About the job
At Magic, we are driven by our mission to develop safe Artificial General Intelligence (AGI) that propels humanity forward in addressing the most critical challenges. We firmly believe that the future of safe AGI lies in automating research and code generation, allowing us to enhance models and tackle alignment issues more effectively than humans alone can manage. Our innovative approach combines cutting-edge pre-training, domain-specific reinforcement learning (RL), ultra-long context, and efficient inference-time computation to realize this vision.
Position Overview
As a Software Engineer within the Inference & RL Systems team, you will play a pivotal role in designing and managing the distributed systems that enable our models to function seamlessly in production, supporting extensive post-training workflows.
This position operates at the intersection of model execution and distributed infrastructure, focusing on systems that influence inference latency, throughput, stability, and the reliability of RL and post-training training loops.
Our long-context models impose significant execution demands, including KV-cache scaling, managing memory constraints for lengthy sequences, batching strategies, long-horizon trajectory rollouts, and ensuring consistent throughput under real-world workloads. You will be responsible for the infrastructure that ensures both production inference and large-scale RL iterations are efficient and dependable.
Key Responsibilities
Craft and scale high-performance inference serving systems.
Optimize KV-cache management, batching methods, and scheduling processes.
Enhance throughput and latency for long-context tasks.
Develop and sustain distributed RL and post-training infrastructure.
Boost reliability across rollout, evaluation, and reward pipelines.
Automate fault detection and recovery mechanisms for serving and RL systems.
Analyze and eliminate performance bottlenecks across GPU, networking, and storage components.

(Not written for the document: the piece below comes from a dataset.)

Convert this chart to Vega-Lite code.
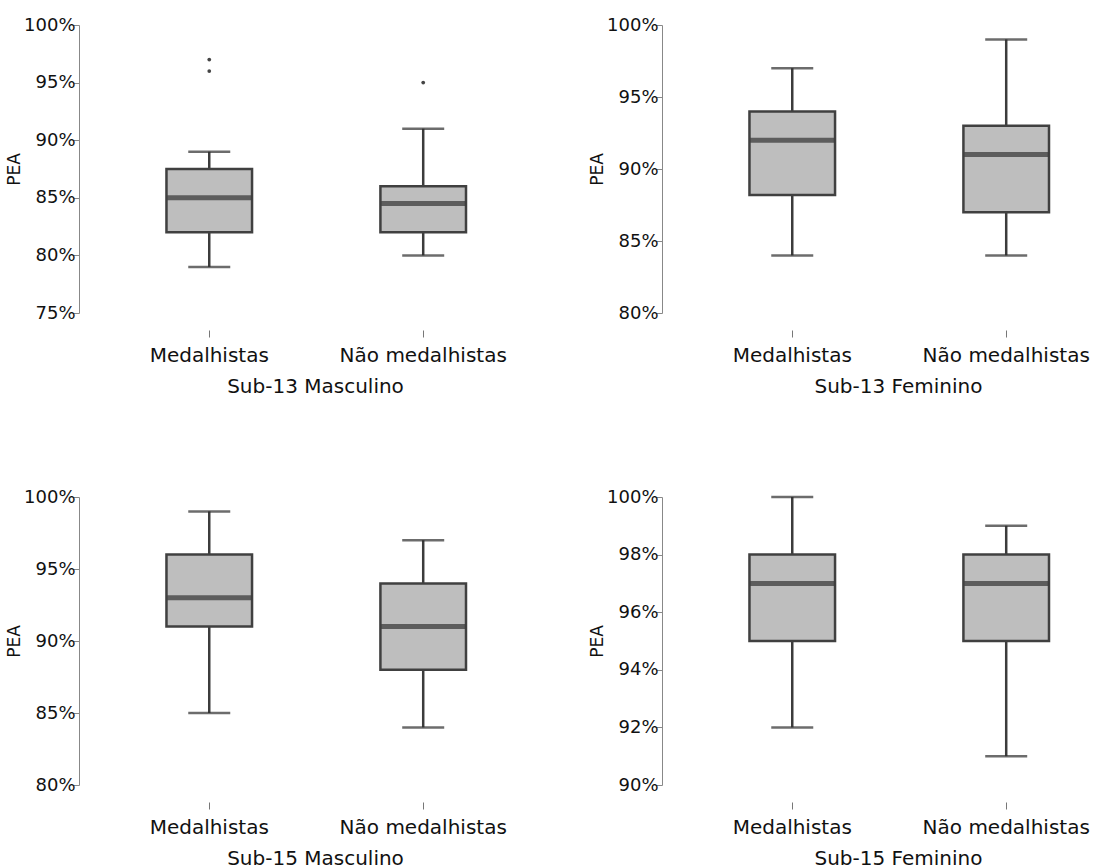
{
  "$schema": "https://vega.github.io/schema/vega-lite/v6.json",
  "padding": {"left": 5, "top": 16, "right": 5, "bottom": 5},
  "background": "white",
  "datasets": {
    "box": [
      {"panel": "Sub-13 Masculino", "group": "Medalhistas", "min": 79, "q1": 82, "med": 85, "q3": 87.5, "max": 89},
      {"panel": "Sub-13 Masculino", "group": "Não medalhistas", "min": 80, "q1": 82, "med": 84.5, "q3": 86, "max": 91},
      {"panel": "Sub-13 Masculino", "group": "Medalhistas", "out": 96},
      {"panel": "Sub-13 Masculino", "group": "Medalhistas", "out": 97},
      {"panel": "Sub-13 Masculino", "group": "Não medalhistas", "out": 95},
      {"panel": "Sub-13 Feminino", "group": "Medalhistas", "min": 84, "q1": 88.2, "med": 92, "q3": 94, "max": 97},
      {"panel": "Sub-13 Feminino", "group": "Não medalhistas", "min": 84, "q1": 87, "med": 91, "q3": 93, "max": 99},
      {"panel": "Sub-15 Masculino", "group": "Medalhistas", "min": 85, "q1": 91, "med": 93, "q3": 96, "max": 99},
      {"panel": "Sub-15 Masculino", "group": "Não medalhistas", "min": 84, "q1": 88, "med": 91, "q3": 94, "max": 97},
      {"panel": "Sub-15 Feminino", "group": "Medalhistas", "min": 92, "q1": 95, "med": 97, "q3": 98, "max": 100},
      {"panel": "Sub-15 Feminino", "group": "Não medalhistas", "min": 91, "q1": 95, "med": 97, "q3": 98, "max": 99}
    ]
  },
  "columns": 2,
  "spacing": {"row": 184, "column": 196},
  "bounds": "flush",
  "concat": [
    {
      "width": 387, "height": 288,
      "data": {"name": "box"},
      "transform": [{"filter": "datum.panel === 'Sub-13 Masculino'"}],
      "encoding": {
        "x": {"field": "group", "type": "nominal", "sort": ["Medalhistas", "Não medalhistas"], "title": "Sub-13 Masculino",
              "scale": {"paddingInner": 0.6, "paddingOuter": 0.2044, "align": 1},
              "axis": {"offset": 17, "titleX": 236}}
      },
      "layer": [
        {"mark": {"type": "rule", "color": "#3c3c3c", "strokeWidth": 2.5},
         "encoding": {"y": {"field": "min", "type": "quantitative", "title": "PEA", "scale": {"domain": [75, 100], "nice": false, "zero": false},
                            "axis": {"values": [75, 80, 85, 90, 95, 100], "labelExpr": "datum.value + '%'"}},
                      "y2": {"field": "max"}}},
        {"mark": {"type": "tick", "size": 42, "thickness": 2.5, "color": "#2e2e2e"},
         "encoding": {"y": {"field": "min", "type": "quantitative", "title": "PEA", "scale": {"domain": [75, 100], "nice": false, "zero": false}}}},
        {"mark": {"type": "tick", "size": 42, "thickness": 2.5, "color": "#2e2e2e"},
         "encoding": {"y": {"field": "max", "type": "quantitative", "title": "PEA", "scale": {"domain": [75, 100], "nice": false, "zero": false}}}},
        {"mark": {"type": "bar", "fill": "#bebebe", "stroke": "#404040", "strokeWidth": 2.5},
         "encoding": {"y": {"field": "q1", "type": "quantitative", "title": "PEA", "scale": {"domain": [75, 100], "nice": false, "zero": false}}, "y2": {"field": "q3"}}},
        {"mark": {"type": "tick", "size": 84, "thickness": 5, "color": "#333333"},
         "encoding": {"y": {"field": "med", "type": "quantitative", "title": "PEA", "scale": {"domain": [75, 100], "nice": false, "zero": false}}}},
        {"mark": {"type": "point", "filled": true, "color": "#444444", "size": 14, "opacity": 1},
         "encoding": {"y": {"field": "out", "type": "quantitative", "title": "PEA", "scale": {"domain": [75, 100], "nice": false, "zero": false}}}}
      ]
    },
    {
      "width": 387, "height": 288,
      "data": {"name": "box"},
      "transform": [{"filter": "datum.panel === 'Sub-13 Feminino'"}],
      "encoding": {
        "x": {"field": "group", "type": "nominal", "sort": ["Medalhistas", "Não medalhistas"], "title": "Sub-13 Feminino",
              "scale": {"paddingInner": 0.6, "paddingOuter": 0.2044, "align": 1},
              "axis": {"offset": 17, "titleX": 236}}
      },
      "layer": [
        {"mark": {"type": "rule", "color": "#3c3c3c", "strokeWidth": 2.5},
         "encoding": {"y": {"field": "min", "type": "quantitative", "title": "PEA", "scale": {"domain": [80, 100], "nice": false, "zero": false},
                            "axis": {"values": [80, 85, 90, 95, 100], "labelExpr": "datum.value + '%'"}},
                      "y2": {"field": "max"}}},
        {"mark": {"type": "tick", "size": 42, "thickness": 2.5, "color": "#2e2e2e"},
         "encoding": {"y": {"field": "min", "type": "quantitative", "title": "PEA", "scale": {"domain": [80, 100], "nice": false, "zero": false}}}},
        {"mark": {"type": "tick", "size": 42, "thickness": 2.5, "color": "#2e2e2e"},
         "encoding": {"y": {"field": "max", "type": "quantitative", "title": "PEA", "scale": {"domain": [80, 100], "nice": false, "zero": false}}}},
        {"mark": {"type": "bar", "fill": "#bebebe", "stroke": "#404040", "strokeWidth": 2.5},
         "encoding": {"y": {"field": "q1", "type": "quantitative", "title": "PEA", "scale": {"domain": [80, 100], "nice": false, "zero": false}}, "y2": {"field": "q3"}}},
        {"mark": {"type": "tick", "size": 84, "thickness": 5, "color": "#333333"},
         "encoding": {"y": {"field": "med", "type": "quantitative", "title": "PEA", "scale": {"domain": [80, 100], "nice": false, "zero": false}}}}
      ]
    },
    {
      "width": 387, "height": 288,
      "data": {"name": "box"},
      "transform": [{"filter": "datum.panel === 'Sub-15 Masculino'"}],
      "encoding": {
        "x": {"field": "group", "type": "nominal", "sort": ["Medalhistas", "Não medalhistas"], "title": "Sub-15 Masculino",
              "scale": {"paddingInner": 0.6, "paddingOuter": 0.2044, "align": 1},
              "axis": {"offset": 17, "titleX": 236}}
      },
      "layer": [
        {"mark": {"type": "rule", "color": "#3c3c3c", "strokeWidth": 2.5},
         "encoding": {"y": {"field": "min", "type": "quantitative", "title": "PEA", "scale": {"domain": [80, 100], "nice": false, "zero": false},
                            "axis": {"values": [80, 85, 90, 95, 100], "labelExpr": "datum.value + '%'"}},
                      "y2": {"field": "max"}}},
        {"mark": {"type": "tick", "size": 42, "thickness": 2.5, "color": "#2e2e2e"},
         "encoding": {"y": {"field": "min", "type": "quantitative", "title": "PEA", "scale": {"domain": [80, 100], "nice": false, "zero": false}}}},
        {"mark": {"type": "tick", "size": 42, "thickness": 2.5, "color": "#2e2e2e"},
         "encoding": {"y": {"field": "max", "type": "quantitative", "title": "PEA", "scale": {"domain": [80, 100], "nice": false, "zero": false}}}},
        {"mark": {"type": "bar", "fill": "#bebebe", "stroke": "#404040", "strokeWidth": 2.5},
         "encoding": {"y": {"field": "q1", "type": "quantitative", "title": "PEA", "scale": {"domain": [80, 100], "nice": false, "zero": false}}, "y2": {"field": "q3"}}},
        {"mark": {"type": "tick", "size": 84, "thickness": 5, "color": "#333333"},
         "encoding": {"y": {"field": "med", "type": "quantitative", "title": "PEA", "scale": {"domain": [80, 100], "nice": false, "zero": false}}}}
      ]
    },
    {
      "width": 387, "height": 288,
      "data": {"name": "box"},
      "transform": [{"filter": "datum.panel === 'Sub-15 Feminino'"}],
      "encoding": {
        "x": {"field": "group", "type": "nominal", "sort": ["Medalhistas", "Não medalhistas"], "title": "Sub-15 Feminino",
              "scale": {"paddingInner": 0.6, "paddingOuter": 0.2044, "align": 1},
              "axis": {"offset": 17, "titleX": 236}}
      },
      "layer": [
        {"mark": {"type": "rule", "color": "#3c3c3c", "strokeWidth": 2.5},
         "encoding": {"y": {"field": "min", "type": "quantitative", "title": "PEA", "scale": {"domain": [90, 100], "nice": false, "zero": false},
                            "axis": {"values": [90, 92, 94, 96, 98, 100], "labelExpr": "datum.value + '%'"}},
                      "y2": {"field": "max"}}},
        {"mark": {"type": "tick", "size": 42, "thickness": 2.5, "color": "#2e2e2e"},
         "encoding": {"y": {"field": "min", "type": "quantitative", "title": "PEA", "scale": {"domain": [90, 100], "nice": false, "zero": false}}}},
        {"mark": {"type": "tick", "size": 42, "thickness": 2.5, "color": "#2e2e2e"},
         "encoding": {"y": {"field": "max", "type": "quantitative", "title": "PEA", "scale": {"domain": [90, 100], "nice": false, "zero": false}}}},
        {"mark": {"type": "bar", "fill": "#bebebe", "stroke": "#404040", "strokeWidth": 2.5},
         "encoding": {"y": {"field": "q1", "type": "quantitative", "title": "PEA", "scale": {"domain": [90, 100], "nice": false, "zero": false}}, "y2": {"field": "q3"}}},
        {"mark": {"type": "tick", "size": 84, "thickness": 5, "color": "#333333"},
         "encoding": {"y": {"field": "med", "type": "quantitative", "title": "PEA", "scale": {"domain": [90, 100], "nice": false, "zero": false}}}}
      ]
    }
  ],
  "config": {
    "view": {"stroke": null},
    "axis": {"labelFont": "DejaVu Sans", "titleFont": "DejaVu Sans", "labelColor": "#111111", "titleColor": "#111111", "grid": false, "titleFontWeight": "normal"},
    "axisY": {"labelFontSize": 18, "titleFontSize": 17, "domainColor": "#888888", "tickColor": "#888888", "tickSize": 6, "labelPadding": -2, "titlePadding": 0},
    "axisX": {"labelFontSize": 20, "titleFontSize": 20, "domain": false, "tickColor": "#777777", "tickSize": 7, "labelAngle": 0, "labelPadding": 8, "titlePadding": 11}
  }
}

Collaborate with Kernel and Research teams to ensure alignment between execution systems and model architecture.
Qualifications
Solid foundation in software engineering and distributed systems.
Proven experience in building or managing large-scale inference or training systems.
In-depth understanding of GPU execution constraints and memory trade-offs.
Experience troubleshooting performance issues in production machine learning systems.
Capability to analyze system-level trade-offs between latency, throughput, and cost.